While this combination of benefits was once common, both the downturn of the economy and the reform that followed led to its temporary extinction. Before the Great Recession, credit card companies eagerly offered consumers free balance transfers because the fine print of such agreements contained the stipulation that interest rates would skyrocket to above 15% should a payment be late by even a single day.
Therefore, if a consumer misplaced a credit card statement or sent a payment a few days late after being on vacation, he would be punished in the same way as someone who spent beyond his means.
Such credit cards gave no margin for error to a demographic that obviously needed one. Consumers interested in cheap balance transfers had acquired debt one way or another and were thus unrealistically expected to display eminently perfect credit card use. However, there was no incentive to restructure these cards because even though issuers lost money on those consumers who never missed a payment, they made enough off those who did in order to profit greatly overall.
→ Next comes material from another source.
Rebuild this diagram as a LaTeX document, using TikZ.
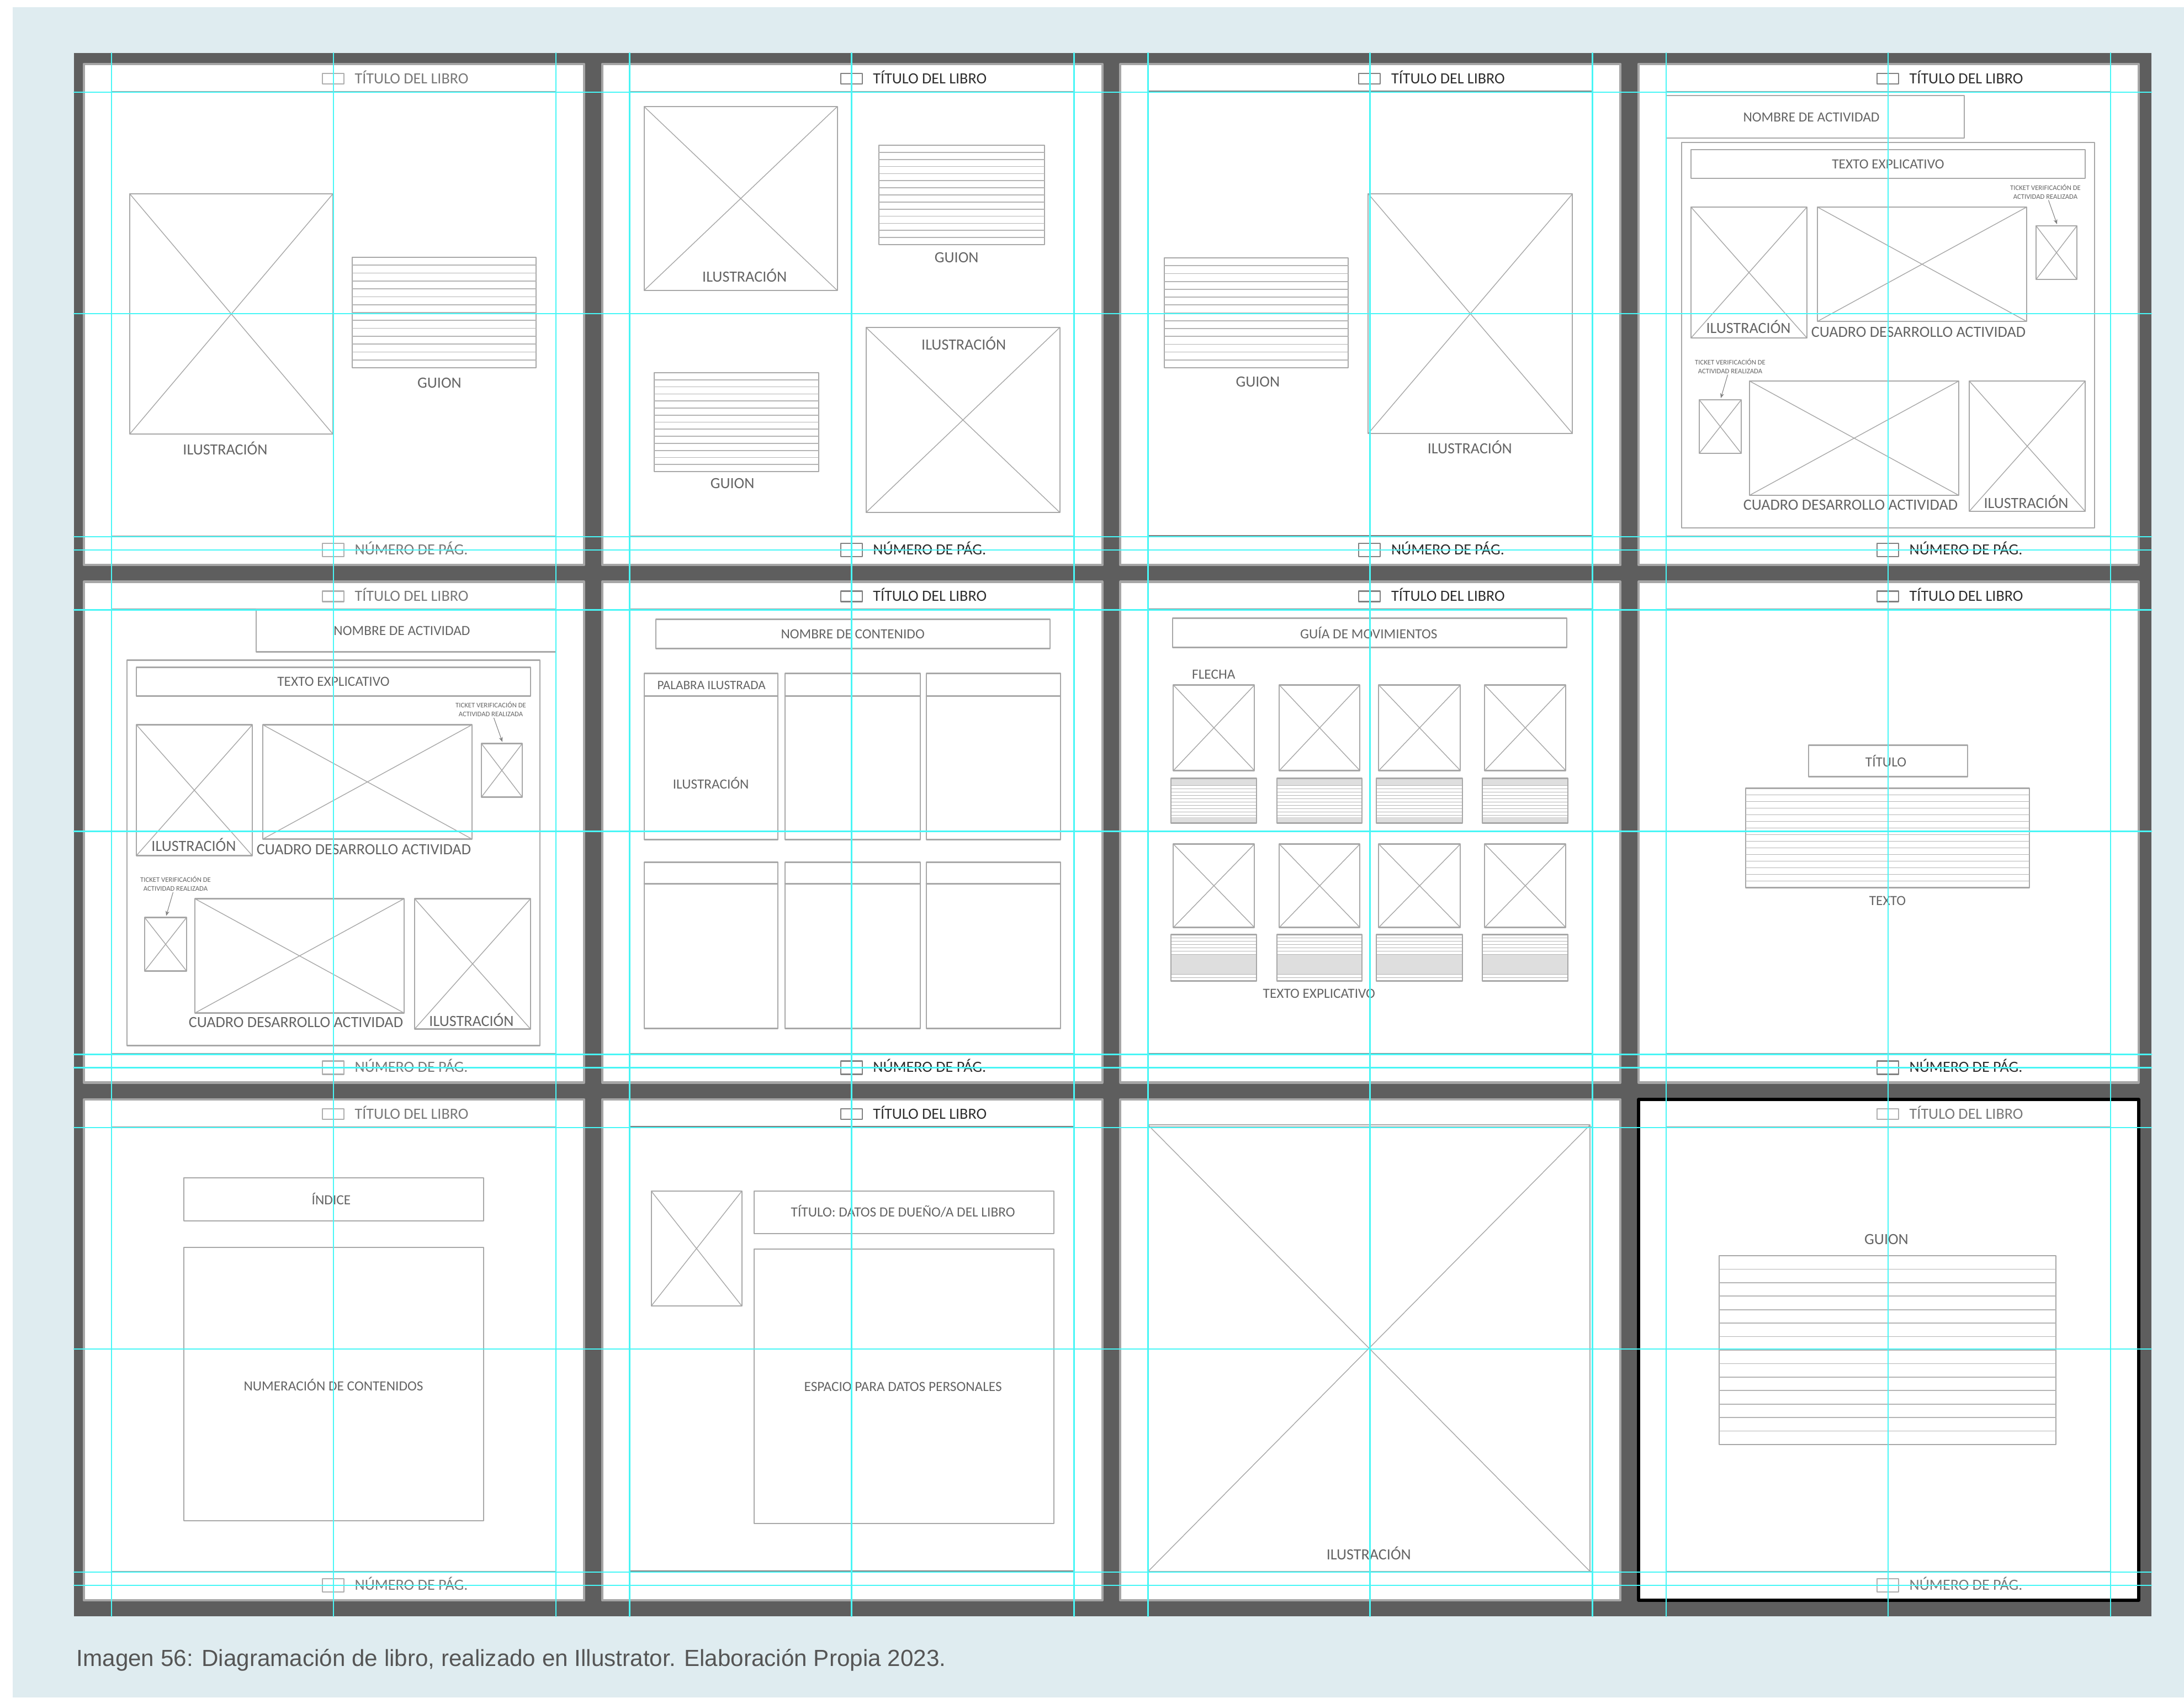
\documentclass[tikz,border=0pt]{standalone}
\usepackage{fontspec}
\setmainfont{Liberation Sans}
\newfontfamily\wirefont{Carlito}
\usetikzlibrary{arrows.meta}

\definecolor{bgblue}{RGB}{223,236,240}
\definecolor{boardgray}{RGB}{94,94,94}
\definecolor{guidecyan}{RGB}{72,246,246}
\definecolor{wiregray}{RGB}{168,168,168}
\definecolor{rulegray}{RGB}{180,180,180}
\definecolor{bandgray}{RGB}{222,222,222}
\definecolor{margingray}{RGB}{155,155,155}
\definecolor{lblgray}{RGB}{100,100,100}
\definecolor{inkdark}{RGB}{45,45,45}
\definecolor{inklight}{RGB}{120,120,120}
\definecolor{capgray}{RGB}{85,85,85}

\tikzset{
  artboard/.style={fill=white,draw=gray!70,line width=1.2pt},
  marginbox/.style={draw=margingray,line width=0.8pt},
  wirebox/.style={draw=wiregray,line width=0.6pt},
  crossline/.style={draw=wiregray,line width=0.4pt},
  ruleline/.style={draw=rulegray,line width=0.5pt},
  lbl/.style={font=\wirefont\fontsize{8}{9}\selectfont,text=lblgray,inner sep=0pt},
  lbls/.style={font=\wirefont\fontsize{7.2}{8}\selectfont,text=lblgray,inner sep=0pt},
  ticket/.style={font=\wirefont\fontsize{3.6}{4.5}\selectfont,text=lblgray,inner sep=0.5pt,align=center},
  tickarrow/.style={draw=gray,line width=0.3pt,-{Stealth[length=2.5pt,width=2pt]}},
  runhead/.style={font=\wirefont\fontsize{8}{9}\selectfont,anchor=base west,inner sep=0pt},
  guide/.style={draw=guidecyan,line width=0.7pt},
  captiontext/.style={font=\fontsize{12}{14}\selectfont,text=capgray,anchor=base west,inner sep=0pt}
}

% image placeholder: a box with its two diagonals
\newcommand{\xbox}[4]{%
  \draw[wirebox] (#1,#2) rectangle (#3,#4);
  \draw[crossline] (#1,#2) -- (#3,#4) (#1,#4) -- (#3,#2);}
% text placeholder: a box with #5 ruled lines
\newcommand{\ruledbox}[5]{%
  \draw[wirebox] (#1,#2) rectangle (#3,#4);
  \foreach \k in {1,...,#5}{
    \pgfmathsetmacro{\ry}{#2+(#4-#2)*\k/(#5+1)}
    \draw[ruleline] (#1,\ry) -- (#3,\ry);}}
% close lines every 6 units
\newcommand{\stripes}[4]{%
  \pgfmathtruncatemacro{\ns}{(#4-#2)/6}
  \foreach \k in {0,...,\ns}
    \draw[ruleline] ({#1},{#2+6*\k}) -- ({#3},{#2+6*\k});}
% running head and foot
\newcommand{\pagehead}[2]{%
  \draw[draw=#2!60,line width=0.6pt] (432,17) rectangle (471,36);
  \node[runhead,text=#2] (#1head) at (490,35) {TÍTULO DEL LIBRO};}
\newcommand{\pagefoot}[2]{%
  \draw[draw=#2!60,line width=0.6pt] (432,868) rectangle (471,892);
  \node[runhead,text=#2] (#1foot) at (490,888) {NÚMERO DE PÁG.};}
% activity spread shared by two pages
\newcommand{\activity}[1]{%
  \draw[wirebox] (78,142) rectangle (826,840);
  \draw[wirebox] (95,155) rectangle (809,207);
  \node[lbls] (#1texto) at (452,181) {TEXTO EXPLICATIVO};
  \xbox{95}{259}{305}{496}
  \node[lbl] (#1ilup) at (199,476) {ILUSTRACIÓN};
  \xbox{324}{259}{703}{466}
  \node[lbl] (#1cdup) at (507,485) {CUADRO DESARROLLO ACTIVIDAD};
  \node[ticket] (#1tkup) at (737,231) {TICKET VERIFICACIÓN DE\\ACTIVIDAD REALIZADA};
  \xbox{720}{293}{794}{390}
  \coordinate (#1tbup) at (758,290);
  \draw[tickarrow] (#1tkup) -- (#1tbup);
  \node[ticket] (#1tklo) at (166,547) {TICKET VERIFICACIÓN DE\\ACTIVIDAD REALIZADA};
  \xbox{110}{608}{186}{705}
  \coordinate (#1tblo) at (149,605);
  \draw[tickarrow] (#1tklo) -- (#1tblo);
  \xbox{201}{574}{580}{781}
  \node[lbl] (#1cdlo) at (384,798) {CUADRO DESARROLLO ACTIVIDAD};
  \xbox{599}{574}{809}{810}
  \node[lbl] (#1illo) at (702,793) {ILUSTRACIÓN};}

\begin{document}
\begin{tikzpicture}[x=0.01cm,y=-0.01cm,line cap=round,line join=round]
  \useasboundingbox (0,0) rectangle (3956,3074);
  % Figure background and the dark pasteboard.
  \fill[white] (0,0) rectangle (3956,3074);
  \fill[bgblue] (23,13) rectangle (3956,3074);
  \fill[boardgray] (134,96) rectangle (3897,2927);

  % Twelve artboards with their margin boxes.
  \foreach \c in {0,...,3}
   \foreach \r in {0,1,2}{
    \draw[artboard] ({152+938.67*\c},{116+937.5*\r}) rectangle ++(906,907);
    \draw[marginbox] ({202+938.67*\c},{166+937.5*\r}) rectangle ++(805,805);
   }
  \draw[black,line width=1.6pt] (2968,1991) rectangle ++(906,907);

  % Page 1: illustration and script.
  \begin{scope}[shift={(152,116)}]
   \pagehead{pa}{inklight}
   \pagefoot{pa}{inklight}
   \xbox{83}{235}{451}{670}
   \node[lbl] (pail) at (256,696) {ILUSTRACIÓN};
   \ruledbox{486}{350}{819}{550}{13}
   \node[lbl] (pagu) at (644,577) {GUION};
  \end{scope}

  % Page 2: two illustrations and two scripts.
  \begin{scope}[shift={(1090.67,116)}]
   \pagehead{pb}{inkdark}
   \pagefoot{pb}{inkdark}
   \xbox{76}{77}{426}{410}
   \node[lbl] (pbilup) at (258,383) {ILUSTRACIÓN};
   \ruledbox{501}{147}{801}{327}{13}
   \node[lbl] (pbguup) at (642,350) {GUION};
   \ruledbox{94}{559}{392}{738}{13}
   \node[lbl] (pbgulo) at (236,759) {GUION};
   \xbox{478}{477}{829}{812}
   \node[lbl] (pbillo) at (655,506) {ILUSTRACIÓN};
  \end{scope}

  % Page 3: script and illustration.
  \begin{scope}[shift={(2029.33,116)}]
   \pagehead{pc}{inkdark}
   \pagefoot{pc}{inkdark}
   \draw[draw=gray,line width=0.9pt] (50,50) rectangle (855,855);
   \ruledbox{80}{351}{413}{550}{13}
   \node[lbl] (pcgu) at (249,575) {GUION};
   \xbox{449}{235}{819}{669}
   \node[lbl] (pcil) at (633,694) {ILUSTRACIÓN};
  \end{scope}

  % Page 4: activity, name box on the left.
  \begin{scope}[shift={(2968,116)}]
   \pagehead{pd}{inkdark}
   \pagefoot{pd}{inkdark}
   \draw[wirebox] (50,57) rectangle (590,134);
   \node[lbls] (pdnom) at (313,96) {NOMBRE DE ACTIVIDAD};
   \activity{pd}
  \end{scope}

  % Page 5: activity, name box on the right.
  \begin{scope}[shift={(152,1053.5)}]
   \pagehead{pe}{inklight}
   \pagefoot{pe}{inklight}
   \draw[wirebox] (312,50) rectangle (855,127);
   \node[lbls] (penom) at (576,89) {NOMBRE DE ACTIVIDAD};
   \activity{pe}
  \end{scope}

  % Page 6: illustrated words.
  \begin{scope}[shift={(1090.67,1053.5)}]
   \pagehead{pf}{inkdark}
   \pagefoot{pf}{inkdark}
   \draw[wirebox] (97,68) rectangle (811,121);
   \node[lbls] (pfnom) at (454,95) {NOMBRE DE CONTENIDO};
   \foreach \xa/\xb in {76/318,331/576,587/830}{
    \draw[wirebox] (\xa,166) rectangle (\xb,467) (\xa,207) -- (\xb,207);
    \draw[wirebox] (\xa,508) rectangle (\xb,809) (\xa,547) -- (\xb,547);
   }
   \node[font=\wirefont\fontsize{6.6}{8}\selectfont,text=lblgray,inner sep=0pt] (pfpal) at (198,188) {PALABRA ILUSTRADA};
   \node[lbls] (pfil) at (197,364) {ILUSTRACIÓN};
  \end{scope}

  % Page 7: movement guide.
  \begin{scope}[shift={(2029.33,1053.5)}]
   \pagehead{pg}{inkdark}
   \draw[draw=gray,line width=0.9pt] (50,50) rectangle (855,855);
   \draw[wirebox] (95,66) rectangle (809,119);
   \node[lbls] (pgnom) at (450,92) {GUÍA DE MOVIMIENTOS};
   \node[lbls] (pgfle) at (169,168) {FLECHA};
   \foreach \xa/\xb in {96/243,288/434,468/616,660/807}{
    \xbox{\xa}{187}{\xb}{342}
    \xbox{\xa}{475}{\xb}{626}
    \fill[bandgray] ({\xa-4},356) rectangle ({\xb+4},369) ({\xa-4},426) rectangle ({\xb+4},437);
    \stripes{\xa-4}{369}{\xb+4}{426}
    \draw[wirebox] ({\xa-4},356) rectangle ({\xb+4},437);
    \fill[bandgray] ({\xa-4},675) rectangle ({\xb+4},711);
    \stripes{\xa-4}{639}{\xb+4}{675}
    \stripes{\xa-4}{711}{\xb+4}{723}
    \draw[wirebox] ({\xa-4},639) rectangle ({\xb+4},723);
   }
   \node[lbls] (pgtex) at (360,746) {TEXTO EXPLICATIVO};
  \end{scope}

  % Page 8: title and text.
  \begin{scope}[shift={(2968,1053.5)}]
   \pagehead{ph}{inkdark}
   \pagefoot{ph}{inkdark}
   \draw[wirebox] (308,296) rectangle (596,353);
   \node[lbls] (phtit) at (448,324) {TÍTULO};
   \ruledbox{194}{374}{708}{554}{14}
   \node[lbls] (phtex) at (451,578) {TEXTO};
  \end{scope}

  % Page 9: table of contents.
  \begin{scope}[shift={(152,1991)}]
   \pagehead{pi}{inklight}
   \pagefoot{pi}{inklight}
   \draw[wirebox] (181,142) rectangle (724,220);
   \node[lbls] (piind) at (448,180) {ÍNDICE};
   \draw[wirebox] (181,268) rectangle (724,763);
   \node[lbls] (pinum) at (452,517) {NUMERACIÓN DE CONTENIDOS};
  \end{scope}

  % Page 10: owner's data.
  \begin{scope}[shift={(1090.67,1991)}]
   \pagehead{pj}{inkdark}
   \draw[draw=gray,line width=0.9pt] (50,50) rectangle (855,855);
   \xbox{89}{166}{253}{374}
   \draw[wirebox] (275,166) rectangle (818,243);
   \node[lbls] (pjtit) at (545,202) {TÍTULO: DATOS DE DUEÑO/A DEL LIBRO};
   \draw[wirebox] (275,271) rectangle (818,768);
   \node[lbls] (pjesp) at (545,520) {ESPACIO PARA DATOS PERSONALES};
  \end{scope}

  % Page 11: full-page illustration.
  \begin{scope}[shift={(2029.33,1991)}]
   \xbox{50}{46}{851}{855}
   \node[lbl] (pkil) at (450,822) {ILUSTRACIÓN};
  \end{scope}

  % Page 12: script.
  \begin{scope}[shift={(2968,1991)}]
   \pagehead{pl}{inklight}
   \pagefoot{pl}{inklight}
   \node[lbl] (plgu) at (449,253) {GUION};
   \ruledbox{146}{283}{756}{625}{13}
  \end{scope}

  % Cyan guides over everything.
  \foreach \c in {0,...,3}
   \foreach \g in {50,452,855}
    \draw[guide] ({152+938.67*\c+\g},96) -- ++(0,2831);
  \foreach \r in {0,1,2}
   \foreach \g in {51,452,856,880}
    \draw[guide] (134,{116+937.5*\r+\g}) -- (3897,{116+937.5*\r+\g});

  % Caption.
  \node[captiontext] (caption) at (138,3017) {Imagen 56: Diagramación de libro, realizado en Illustrator. Elaboración Propia 2023.};
\end{tikzpicture}
\end{document}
These predatory practices compounded consumers’ debt problems and helped expedite the overall decline of American credit, which in turn contributed to the onset of the Great Recession.
The reincarnation of these no-fee, 0% balance transfer credit cards, led by Discover, stands to be much more consumer friendly though.
In reaction to the Great Recession, legislation was passed to eliminate many of the predatory practices that had previously pervaded the credit card industry. This new law, known as the CARD Act, significantly strengthened consumers’ credit card bill of rights and made it illegal for credit card companies to change a credit card’s interest rate on existing balances unless a consumer became at least 60 days delinquent.
The Discover More – No Balance Transfer Fee Credit Card thus comes with no asterisk. Its benefit is not overshadowed by the looming prospect of an increased interest rate triggered by the slightest of mistakes. It is a straightforward, beneficial product and industry insiders are greeting it with enthusiasm.
“Discover’s new balance transfer credit card is an excellent tool for consumers looking to lower the cost of their debt,” said Odysseas Papadimitriou, the CEO and Founder of the credit card comparison website WalletHub.com. “Unlike its pre-recession predecessors, this product presents opportunity rather than surprises.”
As long as a consumer can pay down his balance in its entirety prior to the 12 month 0% interest period expiring, switching debt to the new Discover card will provide significant savings.
As a result, expect this Discover card to quickly gain popularity and numerous cards like it to be launched in the near future. Soon no balance transfer fee credit cards and 0% balance transfer credit cards will no longer be separate things.